### [Source excerpt]
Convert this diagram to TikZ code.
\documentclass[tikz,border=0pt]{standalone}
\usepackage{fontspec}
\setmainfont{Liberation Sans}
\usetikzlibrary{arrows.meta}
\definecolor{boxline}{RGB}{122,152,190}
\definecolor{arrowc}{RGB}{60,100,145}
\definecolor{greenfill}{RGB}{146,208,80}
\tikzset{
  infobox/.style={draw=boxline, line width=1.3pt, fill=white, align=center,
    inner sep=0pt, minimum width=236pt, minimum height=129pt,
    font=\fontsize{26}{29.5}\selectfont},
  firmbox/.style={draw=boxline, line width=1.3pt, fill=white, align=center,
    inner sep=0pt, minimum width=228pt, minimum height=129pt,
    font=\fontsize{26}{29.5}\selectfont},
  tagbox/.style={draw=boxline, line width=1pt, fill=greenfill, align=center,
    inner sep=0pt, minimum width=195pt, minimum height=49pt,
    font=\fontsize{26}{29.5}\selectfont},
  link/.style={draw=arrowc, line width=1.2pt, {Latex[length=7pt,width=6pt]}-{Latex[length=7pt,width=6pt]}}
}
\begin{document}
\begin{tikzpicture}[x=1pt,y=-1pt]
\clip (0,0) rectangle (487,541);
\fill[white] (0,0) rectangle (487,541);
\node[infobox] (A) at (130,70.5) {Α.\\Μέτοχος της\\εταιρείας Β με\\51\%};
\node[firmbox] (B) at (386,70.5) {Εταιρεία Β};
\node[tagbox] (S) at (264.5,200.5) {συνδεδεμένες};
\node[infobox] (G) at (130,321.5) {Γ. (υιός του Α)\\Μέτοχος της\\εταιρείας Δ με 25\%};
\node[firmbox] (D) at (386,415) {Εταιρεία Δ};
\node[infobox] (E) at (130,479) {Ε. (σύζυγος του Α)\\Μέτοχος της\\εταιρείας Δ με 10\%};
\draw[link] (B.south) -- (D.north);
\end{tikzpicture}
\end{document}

### [Given exercise]
Each line of the material must be restated exactly.

### [Task solution]
Convert this diagram to TikZ code.
\documentclass[tikz,border=0pt]{standalone}
\usepackage{fontspec}
\setmainfont{Liberation Sans}
\usetikzlibrary{arrows.meta}
\definecolor{boxline}{RGB}{122,152,190}
\definecolor{arrowc}{RGB}{60,100,145}
\definecolor{greenfill}{RGB}{146,208,80}
\tikzset{
  infobox/.style={draw=boxline, line width=1.3pt, fill=white, align=center,
    inner sep=0pt, minimum width=236pt, minimum height=129pt,
    font=\fontsize{26}{29.5}\selectfont},
  firmbox/.style={draw=boxline, line width=1.3pt, fill=white, align=center,
    inner sep=0pt, minimum width=228pt, minimum height=129pt,
    font=\fontsize{26}{29.5}\selectfont},
  tagbox/.style={draw=boxline, line width=1pt, fill=greenfill, align=center,
    inner sep=0pt, minimum width=195pt, minimum height=49pt,
    font=\fontsize{26}{29.5}\selectfont},
  link/.style={draw=arrowc, line width=1.2pt, {Latex[length=7pt,width=6pt]}-{Latex[length=7pt,width=6pt]}}
}
\begin{document}
\begin{tikzpicture}[x=1pt,y=-1pt]
\clip (0,0) rectangle (487,541);
\fill[white] (0,0) rectangle (487,541);
\node[infobox] (A) at (130,70.5) {Α.\\Μέτοχος της\\εταιρείας Β με\\51\%};
\node[firmbox] (B) at (386,70.5) {Εταιρεία Β};
\node[tagbox] (S) at (264.5,200.5) {συνδεδεμένες};
\node[infobox] (G) at (130,321.5) {Γ. (υιός του Α)\\Μέτοχος της\\εταιρείας Δ με 25\%};
\node[firmbox] (D) at (386,415) {Εταιρεία Δ};
\node[infobox] (E) at (130,479) {Ε. (σύζυγος του Α)\\Μέτοχος της\\εταιρείας Δ με 10\%};
\draw[link] (B.south) -- (D.north);
\end{tikzpicture}
\end{document}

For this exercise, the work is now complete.